What Travelers Should Do Next
With weather patterns still unsettled in early March and airline networks stretched thin from a difficult winter season, travel experts say passengers flying to or from Myrtle Beach and major hubs such as Atlanta, Boston and New York should prepare for potential continued volatility. That means building extra time into itineraries, particularly for connections, and monitoring flight status closely from 24 hours before departure through the time you leave for the airport.
Travelers are urged to download their airline’s mobile app and enable notifications so they can receive the earliest possible alerts about delays or cancellations. In many cases, rebooking through an app or website can be faster than waiting in airport lines, especially when widespread disruptions occur. It is also advisable to keep contact information current in airline profiles and to verify that reservations include alternative contact methods such as text messages in case email updates are delayed.
Those with critical travel plans, such as cruises departing from nearby ports or important events in major cities, may wish to consider flying a day earlier than strictly necessary or booking itineraries that avoid tight connections at weather-prone hubs.

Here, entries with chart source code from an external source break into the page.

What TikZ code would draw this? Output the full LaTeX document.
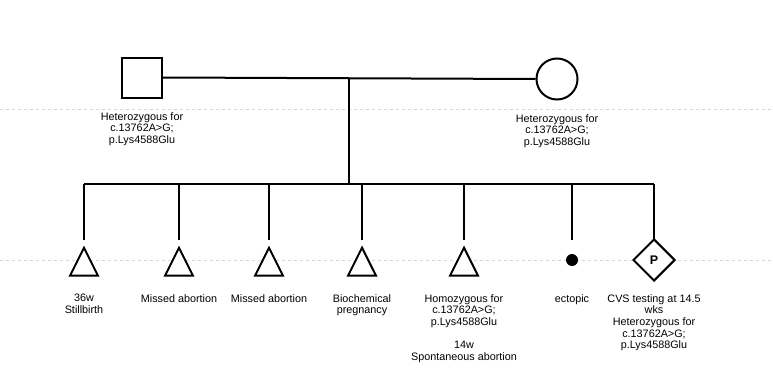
\documentclass[tikz,border=0pt]{standalone}
\usepackage{fontspec}
\setmainfont{Liberation Sans}
\usetikzlibrary{positioning,shapes.geometric}
\definecolor{pagegrid}{HTML}{D6D6D6}
\tikzset{
  male/.style  ={rectangle, draw, line width=2pt, fill=white, minimum size=40pt, inner sep=0pt},
  female/.style={circle, draw, line width=2pt, fill=white, minimum size=41pt, inner sep=0pt},
  loss/.style  ={isosceles triangle, shape border rotate=90, isosceles triangle apex angle=53,
                 isosceles triangle stretches, minimum width=28pt, minimum height=28pt,
                 draw, line width=2pt, fill=white, inner sep=0pt},
  ectop/.style ={circle, fill=black, minimum size=12pt, inner sep=0pt},
  preg/.style  ={diamond, draw, line width=2pt, fill=white, minimum size=42pt, inner sep=0pt, font=\bfseries\fontsize{12.5}{13}\selectfont},
  lab/.style   ={anchor=north, align=center, inner sep=0pt, font=\fontsize{10.8}{11.7}\selectfont},
  link/.style  ={line width=2pt},
  pagebrk/.style={pagegrid, line width=0.8pt, dash pattern=on 3pt off 3pt},
}
\begin{document}
\begin{tikzpicture}[x=1pt, y=-1pt]
  \useasboundingbox (0,0) rectangle (773,380);
  % page break guides
  \coordinate (gl1) at (0,109);   \coordinate (gr1) at (773,109);
  \coordinate (gl2) at (0,260);   \coordinate (gr2) at (773,260);
  \draw[pagebrk] (gl1) -- (gr1);
  \draw[pagebrk] (gl2) -- (gr2);

  % parents
  \node[male]   (dad) at (142,77.5) {};
  \node[female] (mum) at (557,79)   {};
  \node[lab] (dadlab) at (142,112) {Heterozygous for\\c.13762A>G;\\p.Lys4588Glu};
  \node[lab] (mumlab) at (557,114) {Heterozygous for\\c.13762A>G;\\p.Lys4588Glu};
  \coordinate (mid) at (349,78);
  \coordinate (sibL) at (84,184);
  \coordinate (sibR) at (654,184);
  \coordinate (drop) at (0,240);
  \draw[link] (dad.east) -- (mum.west);
  \draw[link] (mid) -- (mid |- sibL);
  \draw[link] (sibL) -- (sibR);

  % pregnancies
  \node[loss,anchor=north]  (c1) at (84,245.5)  {};
  \node[loss,anchor=north]  (c2) at (179,245.5) {};
  \node[loss,anchor=north]  (c3) at (269,245.5) {};
  \node[loss,anchor=north]  (c4) at (362,245.5) {};
  \node[loss,anchor=north]  (c5) at (464,245.5) {};
  \node[ectop] (c6) at (572,260) {};
  \node[preg]  (c7) at (654,260) {P};
  \foreach \c in {c1,c2,c3,c4,c5,c6,c7}
    \draw[link] (\c |- sibL) -- (\c |- drop);

  \node[lab] (l1) at (84,294)  {36w\\Stillbirth};
  \node[lab] (l2) at (179,294) {Missed abortion};
  \node[lab] (l3) at (269,294) {Missed abortion};
  \node[lab] (l4) at (362,294) {Biochemical\\pregnancy};
  \node[lab] (l5) at (464,294) {Homozygous for\\c.13762A>G;\\p.Lys4588Glu\\[11.7pt]14w\\Spontaneous abortion};
  \node[lab] (l6) at (572,294) {ectopic};
  \node[lab] (l7) at (654,294) {CVS testing at 14.5\\wks\\Heterozygous for\\c.13762A>G;\\p.Lys4588Glu};
\end{tikzpicture}
\end{document}
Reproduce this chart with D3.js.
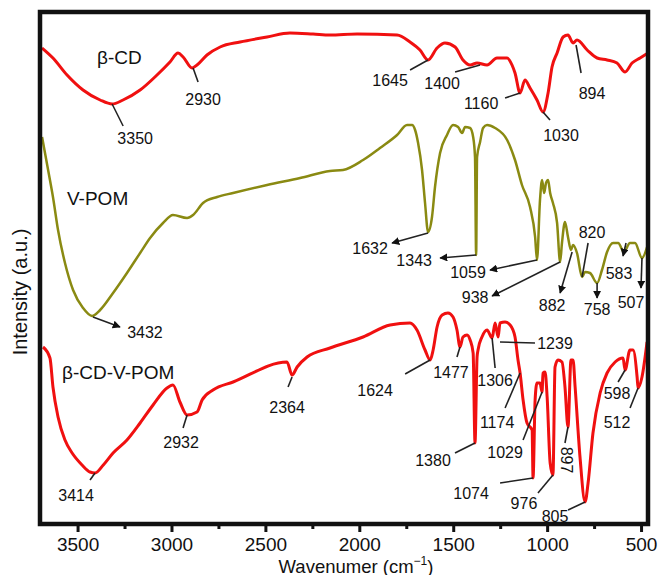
<!DOCTYPE html>
<html>
<head>
<meta charset="utf-8">
<script src="https://cdn.jsdelivr.net/npm/d3@7"></script>
<style>
body { margin: 0; background: #fff; }
text { font-family: "Liberation Sans", Arial, Helvetica, sans-serif; fill: #111; }
</style>
</head>
<body>
<div id="chart"></div>
<script>
'use strict';

// spectra: [wavenumber (cm-1), intensity (a.u., offset stacked)]
var bcd = [
    [3689,476],[3631,466],[3556,449],[3471,434],[3380,424],[3316,420],[3258,424],[3167,434],
    [3077,449],[3008,462],[2965,471],[2938,467],[2890,456],[2864,459],[2811,469],[2741,477],
    [2635,482],[2491,487],[2369,491],[2246,490],[2156,489],[2012,490],[1799,489],[1730,482],
    [1677,474],[1634,464],[1586,476],[1544,481],[1490,477],[1448,464],[1410,459],[1373,461],
    [1320,459],[1267,466],[1213,466],[1187,459],[1171,451],[1144,431],[1118,444],[1091,436],
    [1054,424],[1022,412],[995,431],[974,457],[947,471],[915,487],[889,489],[862,481],
    [841,484],[787,474],[734,466],[681,464],[628,461],[585,452],[548,461],[505,466],[463,471]
];

var vpom = [
    [3689,387],[3647,344],[3631,327],[3604,294],[3567,261],[3524,234],[3471,216],[3423,208],
    [3380,214],[3311,231],[3237,251],[3167,271],[3114,286],[3045,301],[2992,309],[2917,306],
    [2885,309],[2832,321],[2757,327],[2672,331],[2491,339],[2315,346],[2156,353],[2087,354],
    [1980,364],[1890,376],[1799,389],[1746,399],[1719,399],[1703,394],[1687,381],[1666,354],
    [1650,321],[1634,292],[1613,307],[1597,337],[1570,371],[1533,389],[1501,399],[1474,397],
    [1453,391],[1437,397],[1410,396],[1394,387],[1384,367],[1378,269],[1373,367],[1357,382],
    [1341,396],[1320,399],[1277,396],[1213,384],[1171,364],[1134,339],[1091,317],[1064,287],
    [1054,264],[1038,324],[1027,344],[1016,331],[1006,341],[995,344],[984,331],[969,321],
    [947,301],[931,262],[921,281],[905,302],[889,287],[873,274],[862,279],[841,271],
    [814,247],[798,252],[772,251],[734,241],[708,254],[681,272],[649,281],[622,281],
    [591,272],[559,281],[532,281],[495,266],[468,277]
];

var bcdvpom = [
    [3684,177],[3647,166],[3631,137],[3604,107],[3567,84],[3529,71],[3476,59],[3434,52],
    [3407,51],[3363,59],[3311,71],[3237,84],[3167,101],[3098,119],[3024,136],[2992,139],
    [2955,122],[2917,109],[2864,112],[2837,124],[2779,134],[2672,142],[2385,162],[2358,149],
    [2331,157],[2278,167],[2156,176],[1980,187],[1836,199],[1730,201],[1693,194],[1650,174],
    [1623,164],[1607,174],[1586,197],[1559,209],[1528,211],[1501,207],[1480,194],[1464,177],
    [1448,187],[1426,189],[1410,184],[1394,171],[1384,81],[1373,167],[1368,174],[1347,187],
    [1320,194],[1293,186],[1277,201],[1261,187],[1251,201],[1224,202],[1197,199],[1171,187],
    [1155,164],[1144,151],[1128,124],[1107,101],[1080,94],[1075,46],[1064,124],[1054,141],
    [1038,141],[1027,132],[1022,151],[1011,152],[1000,127],[984,61],[969,49],[958,157],
    [942,164],[921,162],[905,137],[889,97],[873,164],[862,164],[851,137],[825,67],
    [798,22],[782,41],[756,91],[718,131],[681,151],[638,162],[596,166],[585,154],
    [559,174],[543,174],[521,147],[516,136],[495,147],[468,182]
];

var xTicks = [3500, 3000, 2500, 2000, 1500, 1000, 500];
var xMinor = [3250, 2750, 2250, 1750, 1250, 750];

// peak labels: text, wavenumber, intensity of the marked point
var bcdPeaks = [
    ['3350', 3316, 420], ['2930', 2885, 456], ['1645', 1634, 464], ['1400', 1357, 459],
    ['1160', 1144, 431], ['1030', 1022, 412], ['894', 846, 479]
];
var vpomPeaks = [
    ['3432', 3418, 207], ['1632', 1634, 291], ['1343', 1378, 269], ['1059', 1054, 264],
    ['938', 931, 262], ['882', 867, 272], ['820', 814, 247], ['758', 734, 241],
    ['583', 580, 281], ['507', 495, 266]
];
var mixPeaks = [
    ['3414', 3407, 51], ['2932', 2917, 109], ['2364', 2358, 147], ['1624', 1623, 164],
    ['1477', 1464, 177], ['1306', 1293, 186], ['1239', 1251, 182], ['1174', 1144, 151],
    ['1029', 1027, 132], ['1380', 1384, 81], ['1074', 1075, 46], ['976', 969, 49],
    ['897', 889, 97], ['805', 798, 22], ['598', 585, 154], ['512', 516, 136]
];

// label placement in pixels: [line dx, line dy, text dx, text dy]
var offsets = {
    bcd: {
        '3350': [11, 22, 23, 34], '2930': [5, 14, 10, 31], '1645': [-18, 10, -38, 20],
        '1400': [-25, 7, -38, 18], '1160': [-15, 5, -39, 10], '1030': [7, 8, 18, 23],
        '894': [5, 28, 16, 48]
    },
    vpom: {
        '3432': [27, 10, 52, 15], '1632': [-36, 10, -58, 15], '1343': [-36, 3, -62, 5],
        '1059': [-47, 10, -69, 12], '938': [-68, 34, -85, 35], '882': [-12, 41, -20, 53],
        '820': [6, -34, 10, -45], '758': [0, 15, 0, 26], '583': [-3, 13, -7, 30],
        '507': [-1, 30, -11, 44]
    },
    mix: {
        '3414': [-5, 7, -19, 22], '2932': [-4, 13, -6, 27], '2364': [-4, 10, -5, 30],
        '1624': [-25, 14, -55, 30], '1477': [-3, 10, -9, 25], '1306': [3, 30, 3, 42],
        '1239': [35, 1, 55, 1], '1174': [-15, 35, -23, 49], '1029': [-19, 48, -37, 60],
        '1380': [-20, 10, -42, 17], '1074': [-33, 5, -62, 15], '976': [-15, 18, -29, 28],
        '897': [-3, 16, -1, 33], '805': [-17, 8, -30, 14], '598': [-7, 12, -8, 23],
        '512': [-8, 20, -21, 34]
    }
};

var width = 659, height = 575;
var plotLeft = 40, plotRight = 648, plotTop = 12, plotBottom = 524;

var svg = d3.select('#chart')
    .append('svg')
    .attr('width', width)
    .attr('height', height);

svg.append('defs').append('marker')
    .attr('id', 'arrow')
    .attr('viewBox', '0 0 10 10')
    .attr('refX', 9)
    .attr('refY', 5)
    .attr('markerWidth', 8)
    .attr('markerHeight', 8)
    .attr('markerUnits', 'userSpaceOnUse')
    .attr('orient', 'auto')
    .append('path')
    .attr('d', 'M0,0L10,5L0,10z')
    .attr('fill', '#111');

var x = d3.scaleLinear().domain([3700, 463]).range([plotLeft, plotRight]);
var y = d3.scaleLinear().domain([0, 512]).range([plotBottom, plotTop]);

var line = d3.line()
    .x(function(d) { return x(d[0]); })
    .y(function(d) { return y(d[1]); })
    .curve(d3.curveMonotoneX);

// curves
svg.append('path').datum(bcd)
    .attr('d', line).attr('fill', 'none')
    .attr('stroke', '#f01010').attr('stroke-width', 3)
    .attr('stroke-linejoin', 'round');

svg.append('path').datum(vpom)
    .attr('d', line).attr('fill', 'none')
    .attr('stroke', '#8a8a12').attr('stroke-width', 2.5)
    .attr('stroke-linejoin', 'round');

svg.append('path').datum(bcdvpom)
    .attr('d', line).attr('fill', 'none')
    .attr('stroke', '#f01010').attr('stroke-width', 3)
    .attr('stroke-linejoin', 'round');

// peak annotations
function drawPeaks(peaks, off, arrow) {
    var g = svg.append('g');
    peaks.forEach(function(p) {
        var o = off[p[0]];
        var px = x(p[1]), py = y(p[2]);
        var l = g.append('line')
            .attr('x1', px).attr('y1', py)
            .attr('x2', px + o[0]).attr('y2', py + o[1])
            .attr('stroke', '#222').attr('stroke-width', 1.6);
        if (arrow && p[0] !== '820') {
            l.attr('marker-end', 'url(#arrow)');
        }
        var t = g.append('text')
            .attr('x', px + o[2]).attr('y', py + o[3])
            .attr('text-anchor', 'middle')
            .attr('dominant-baseline', 'central')
            .style('font-size', '16px')
            .text(p[0]);
        if (p[0] === '897') {
            t.attr('transform', 'rotate(90,' + (px + o[2]) + ',' + (py + o[3]) + ')');
        }
    });
}
drawPeaks(bcdPeaks, offsets.bcd, false);
drawPeaks(vpomPeaks, offsets.vpom, true);
drawPeaks(mixPeaks, offsets.mix, false);

// series names
svg.append('text').attr('x', 97).attr('y', 57)
    .attr('dominant-baseline', 'central').style('font-size', '19px').text('β-CD');
svg.append('text').attr('x', 67).attr('y', 198)
    .attr('dominant-baseline', 'central').style('font-size', '19px').text('V-POM');
svg.append('text').attr('x', 62).attr('y', 372)
    .attr('dominant-baseline', 'central').style('font-size', '19px').text('β-CD-V-POM');

// x axis
var axis = svg.append('g')
    .attr('transform', 'translate(0,' + plotBottom + ')')
    .call(d3.axisBottom(x).tickValues(xTicks).tickSize(8).tickPadding(6).tickFormat(d3.format('d')));
axis.select('.domain').remove();
axis.selectAll('.tick line').attr('stroke', '#111').attr('stroke-width', 3);
axis.selectAll('.tick text').style('font-size', '19px').attr('fill', '#111');

svg.append('g')
    .attr('transform', 'translate(0,' + plotBottom + ')')
    .call(d3.axisBottom(x).tickValues(xMinor).tickSize(5).tickFormat(''))
    .call(function(g) {
        g.select('.domain').remove();
        g.selectAll('.tick line').attr('stroke', '#111').attr('stroke-width', 3);
    });

// frame
svg.append('rect')
    .attr('x', plotLeft).attr('y', plotTop)
    .attr('width', plotRight - plotLeft).attr('height', plotBottom - plotTop)
    .attr('fill', 'none').attr('stroke', '#111').attr('stroke-width', 4.5);

// axis titles
var xt = svg.append('text')
    .attr('x', 356).attr('y', 572.5)
    .attr('text-anchor', 'middle')
    .style('font-size', '18.5px');
xt.append('tspan').text('Wavenumer (cm');
xt.append('tspan').attr('dy', -8).style('font-size', '12px').text('\u22121');
xt.append('tspan').attr('dy', 8).text(')');

svg.append('text')
    .attr('transform', 'translate(20,292) rotate(-90)')
    .attr('text-anchor', 'middle')
    .attr('dominant-baseline', 'central')
    .style('font-size', '20px')
    .text('Intensity (a.u.)');
</script>
</body>
</html>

While this approach adds cost and time, it can provide a buffer when storms or operational issues arise at airports like Myrtle Beach that rely heavily on single-hub connections.
Finally, passengers should familiarize themselves with airline policies on refunds, vouchers and overnight accommodations during disruptions. While compensation rules vary by carrier and are often more generous in cases of controllable operational problems than for weather events, knowing in advance what to ask for at the airport can make a significant difference. As the events of March 8 demonstrate, when a regional gateway like Myrtle Beach encounters trouble, its effects can reach far beyond the South Carolina coast and into the nation’s busiest air corridors.